- Born: June 28, 1922 Philadelphia
- Died: February 1, 2013 (aged 90) Santa Monica, California
- Known for: Apt test
- Scientific career
- Fields: Pediatrics, ophthalmology
- Institutions: David Geffen School of Medicine at UCLA

= Leonard Apt =

American pediatrician and ophthalmologist

Leonard Apt (June 28, 1922 – February 1, 2013) was an American pediatrician and ophthalmologist. He was one of the first U.S. physicians to complete a fellowship in pediatric ophthalmology. Apt identified that povidone-iodine could be safety used as an antimicrobial for the eyes. In addition to his work in ophthalmology, Apt devised a number of diagnostic tests. The Apt test is performed on blood in a baby's stools to determine whether it is of maternal or fetal origin.

==Biography==
Apt was born in Philadelphia. He started college at the University of Pennsylvania when he was 14. After graduating from Penn, he earned a medical degree from Jefferson Medical College in 1945. After residency training at Harvard University and the University of Cincinnati, he became the first pediatric ophthalmology fellow at the National Institutes of Health.

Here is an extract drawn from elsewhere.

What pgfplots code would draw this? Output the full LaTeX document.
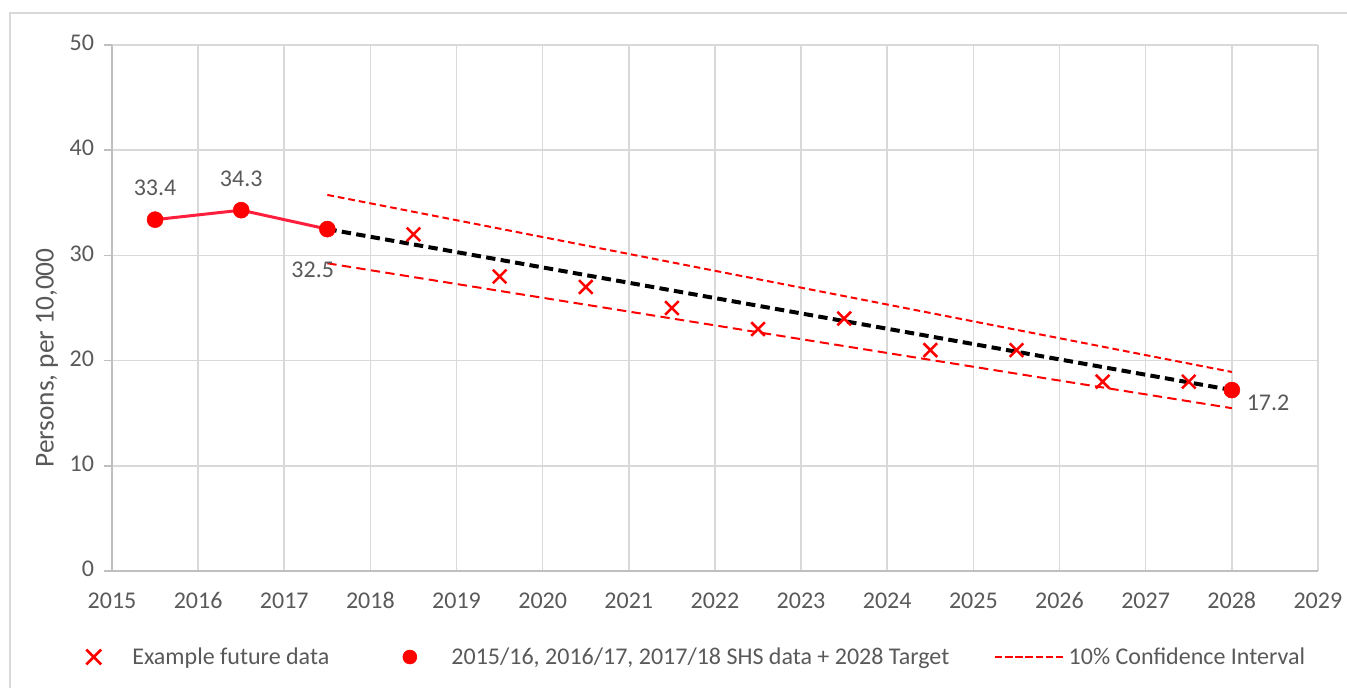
\documentclass[border=0pt]{standalone}
\usepackage{pgfplots}
\pgfplotsset{compat=1.18}
\usepackage{fontspec}
\setmainfont{Carlito}
\definecolor{txt}{HTML}{595959}
\definecolor{grd}{HTML}{D9D9D9}
\definecolor{axc}{HTML}{BFBFBF}
\definecolor{ln}{HTML}{FF1F3D}
\newcommand{\fs}{\fontsize{18}{21}\selectfont}
\pgfplotsset{
  legmark/.style={legend image code/.code={\draw[##1, mark size=7.9pt, line width=1.9pt] plot coordinates {(0pt,0pt)}; \path (-5.6pt,0pt) (26pt,0pt);}},
  legcirc/.style={legend image code/.code={\draw[##1, mark size=5.25pt] plot coordinates {(0pt,0pt)}; \path (-5.25pt,0pt) (29pt,0pt);}},
  legline/.style={legend image code/.code={\draw[##1, line width=1.6pt, dash pattern=on 5.6pt off 2pt] (0pt,0pt) -- (52.5pt,0pt);}},
}
\begin{document}
\begin{tikzpicture}[x=1pt,y=1pt]
\useasboundingbox (-84,-87) rectangle (926.25,428.25);
\draw[grd, line width=1.5pt] (-76.5,-200) rectangle (1000,418.5);
\begin{axis}[
  at={(0,0)}, anchor=south west,
  scale only axis, width=904.5pt, height=394.5pt,
  xmin=2015, xmax=2029, ymin=0, ymax=50,
  xtick={2015,...,2029}, ytick={0,10,...,50},
  grid=major, grid style={grd, line width=1.2pt},
  axis lines=left, axis line style={-, axc, line width=1.5pt},
  tick align=outside, major tick length=6pt,
  xtick style={draw=none}, ytick style={axc, line width=1.2pt},
  tick label style={font=\fs, text=txt},
  typeset ticklabels with strut,
  /pgf/number format/assume math mode=true,
  /pgf/number format/1000 sep={},
  xticklabel style={yshift=-4pt},
  yticklabel style={xshift=-4pt},
  ylabel={Persons, per 10,000},
  ylabel style={font=\fontsize{20.5}{24}\selectfont, text=txt, at={(axis description cs:-0.0539,0.405)}, anchor=center, rotate=0},
  legend columns=3,
  legend style={draw=none, fill=none, font=\fs, text=txt, inner sep=0pt, outer sep=0pt,
    at={(-0.0224,-0.1635)}, anchor=west,
    /tikz/column 2/.style={column sep=53pt},
    /tikz/column 4/.style={column sep=31.5pt}},
  clip=false,
]
\addplot[red, only marks, mark=x, mark size=7.2pt, line width=1.9pt, legmark]
  coordinates {(2018.5,32)(2019.5,28)(2020.5,27)(2021.5,25)(2022.5,23)(2023.5,24)(2024.5,21)(2025.5,21)(2026.5,18)(2027.5,18)};
\addlegendentry{Example future data}
\addplot[ln, line width=2.25pt, forget plot] coordinates {(2015.5,33.4)(2016.5,34.3)(2017.5,32.5)};
\addplot[red, only marks, mark=*, mark size=6pt, mark options={fill=red, draw=red}, legcirc]
  coordinates {(2015.5,33.4)(2016.5,34.3)(2017.5,32.5)(2028,17.2)};
\addlegendentry{2015/16, 2016/17, 2017/18 SHS data + 2028 Target}
\addplot[red, line width=1.5pt, dash pattern=on 5pt off 3pt, legline]
  coordinates {(2017.5,35.75)(2028,18.92)};
\addlegendentry{10\% Confidence Interval}
\addplot[red, line width=1.5pt, dash pattern=on 7pt off 4pt, forget plot]
  coordinates {(2017.5,29.25)(2028,15.48)};
\addplot[black, line width=3pt, dash pattern=on 7pt off 4pt, forget plot]
  coordinates {(2017.5,32.5)(2028,17.2)};
\node[font=\fs, text=txt, anchor=south] at (axis cs:2015.5,35.2) {33.4};
\node[font=\fs, text=txt, anchor=south] at (axis cs:2016.5,36.1) {34.3};
\node[font=\fs, text=txt] at (axis cs:2017.33,28.6) {32.5};
\node[font=\fs, text=txt] at (axis cs:2028.42,15.95) {17.2};
\end{axis}
\end{tikzpicture}
\end{document}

Associated with the David Geffen School of Medicine at UCLA from 1961 to his death, Apt established the pediatric ophthalmology division there, the first such division at a U.S. medical school. He was a co-founder of the Jules Stein Eye Institute at UCLA. Apt and a colleague, Sherwin Isenberg, examined the practice of instilling silver nitrate or antibiotics in the eye before an eye surgery. They found that such techniques increased the risk of infection. Apt proposed the use of povidone-iodine to treat or prevent eye infections. A 1990s study in Kenya established the solution as effective. The low cost of povidone-iodine provided another advantage for its use, especially in the developing world.

Early in Apt's career, eye surgeons commonly used sutures that were made of catgut or collagen materials. Some children experienced allergic reactions to these substances, sometimes leading to severe visual problems. Apt studied the problem and determined that a suture could first be placed in a child's forearm to observe for reactions. The AAP Section on Ophthalmology established the Leonard Apt, MD, Lectureship, which is delivered every two years at the meeting of the American Association for Pediatric Ophthalmology and Strabismus by a nationally known expert in a field related to pediatric ophthalmology.

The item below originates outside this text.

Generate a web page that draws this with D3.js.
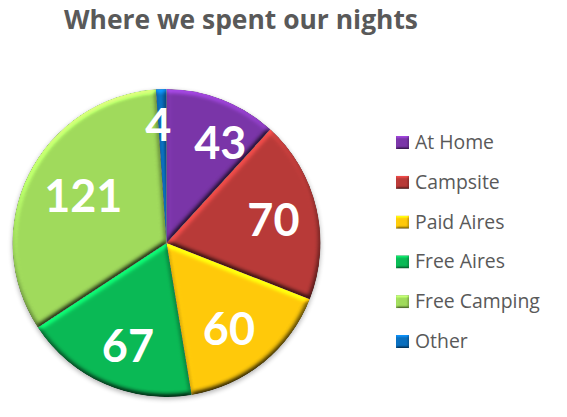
<!DOCTYPE html>
<html>
<head>
<meta charset="utf-8">
<style>
  html, body { margin: 0; padding: 0; background: #fff; }
  svg { display: block; }
</style>
<script src="https://cdn.jsdelivr.net/npm/d3@7"></script>
</head>
<body>
<svg id="chart"></svg>
<script>
const title = 'Where we spent our nights';
const categories = ['At Home', 'Campsite', 'Paid Aires', 'Free Aires', 'Free Camping', 'Other'];
const nights = [43, 70, 60, 67, 121, 4];
const colors = ['#7a35a8', '#b83a38', '#ffc90a', '#0ab955', '#a0da5c', '#0a6fbe'];

const width = 567;
const height = 417;
const cx = 166.5;
const cy = 243;
const radius = 154;

// excel nudged the labels, so each one gets its own distance and turn (degrees)
const labelDist = [0.74, 0.71, 0.69, 0.71, 0.62, 0.77];
const labelTurn = [7, 1, 3, -3, 3, -2];

const svg = d3.select('#chart').attr('width', width).attr('height', height);
const defs = svg.append('defs');

function addBevel(id, blur, scale) {
  const f = defs.append('filter')
    .attr('id', id)
    .attr('x', '-5%').attr('y', '-5%').attr('width', '110%').attr('height', '110%')
    .attr('color-interpolation-filters', 'sRGB');
  f.append('feGaussianBlur').attr('in', 'SourceAlpha').attr('stdDeviation', blur).attr('result', 'soft');
  f.append('feDiffuseLighting')
    .attr('in', 'soft').attr('surfaceScale', scale).attr('diffuseConstant', 1)
    .attr('lighting-color', '#fff').attr('result', 'lit')
    .append('feDistantLight').attr('azimuth', 255).attr('elevation', 45);
  f.append('feComposite')
    .attr('in', 'SourceGraphic').attr('in2', 'lit')
    .attr('operator', 'arithmetic')
    .attr('k1', 1.414).attr('k2', 0).attr('k3', 0).attr('k4', 0)
    .attr('result', 'shaded');
  f.append('feComposite').attr('in', 'shaded').attr('in2', 'SourceAlpha').attr('operator', 'in');
}
addBevel('bevel', 2.5, 2.2);
addBevel('bevelSmall', 1, 0.8);

const shadow = defs.append('filter')
  .attr('id', 'shadow')
  .attr('x', '-10%').attr('y', '-10%').attr('width', '120%').attr('height', '120%');
shadow.append('feGaussianBlur').attr('stdDeviation', 2.5);

svg.append('text')
  .attr('x', 64)
  .attr('y', 29)
  .attr('textLength', 354)
  .attr('lengthAdjust', 'spacingAndGlyphs')
  .attr('font-family', '"Open Sans", sans-serif')
  .attr('font-weight', 700)
  .attr('font-size', 27)
  .attr('fill', '#595959')
  .text(title);

const pie = d3.pie().sort(null)(nights);
const arc = d3.arc().innerRadius(0).outerRadius(radius);

const g = svg.append('g').attr('transform', `translate(${cx},${cy})`);

g.append('circle')
  .attr('cy', 2)
  .attr('r', radius)
  .attr('fill', '#000')
  .attr('opacity', 0.3)
  .attr('filter', 'url(#shadow)');

g.selectAll('path.slice')
  .data(pie)
  .join('path')
  .attr('class', 'slice')
  .attr('d', arc)
  .attr('fill', (d, i) => colors[i])
  .attr('filter', 'url(#bevel)');

g.selectAll('text.value')
  .data(pie)
  .join('text')
  .attr('class', 'value')
  .attr('transform', (d, i) => {
    const a = (d.startAngle + d.endAngle) / 2 + labelTurn[i] * Math.PI / 180;
    const r = radius * labelDist[i];
    return `translate(${Math.sin(a) * r},${-Math.cos(a) * r})`;
  })
  .attr('text-anchor', 'middle')
  .attr('dy', '0.36em')
  .attr('font-family', 'Lato, sans-serif')
  .attr('font-weight', 700)
  .attr('font-size', 45)
  .attr('fill', '#fff')
  .text((d) => d.value);

const legendY = d3.scalePoint().domain(categories).range([142, 341]);

const legend = svg.append('g')
  .selectAll('g')
  .data(categories)
  .join('g')
  .attr('transform', (d) => `translate(396,${legendY(d)})`);

legend.append('rect')
  .attr('y', -6)
  .attr('width', 13)
  .attr('height', 13)
  .attr('fill', (d, i) => colors[i])
  .attr('filter', 'url(#bevelSmall)');

legend.append('text')
  .attr('x', 19)
  .attr('dy', '0.36em')
  .attr('font-family', '"Open Sans", sans-serif')
  .attr('font-size', 19.4)
  .attr('fill', '#595959')
  .text((d) => d);
</script>
</body>
</html>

Many of Apt's innovations were outside of pediatric ophthalmology. He was one of the early physicians to adopt the use of plastic tubing and containers in blood transfusions. Such transfusions had usually been given with glass or metal equipment. He was the first to report on a case of an immune system disorder known as agammaglobulinemia. The Apt test is performed when a newborn passes blood into the stool; it differentiates between swallowed maternal blood and blood originating from the newborn. Swallowing of maternal blood can occur at delivery, while infant gastrointestinal bleeding may account for blood coming from the baby.

In February 2013, Apt died of a brief heart-related illness in Santa Monica, California.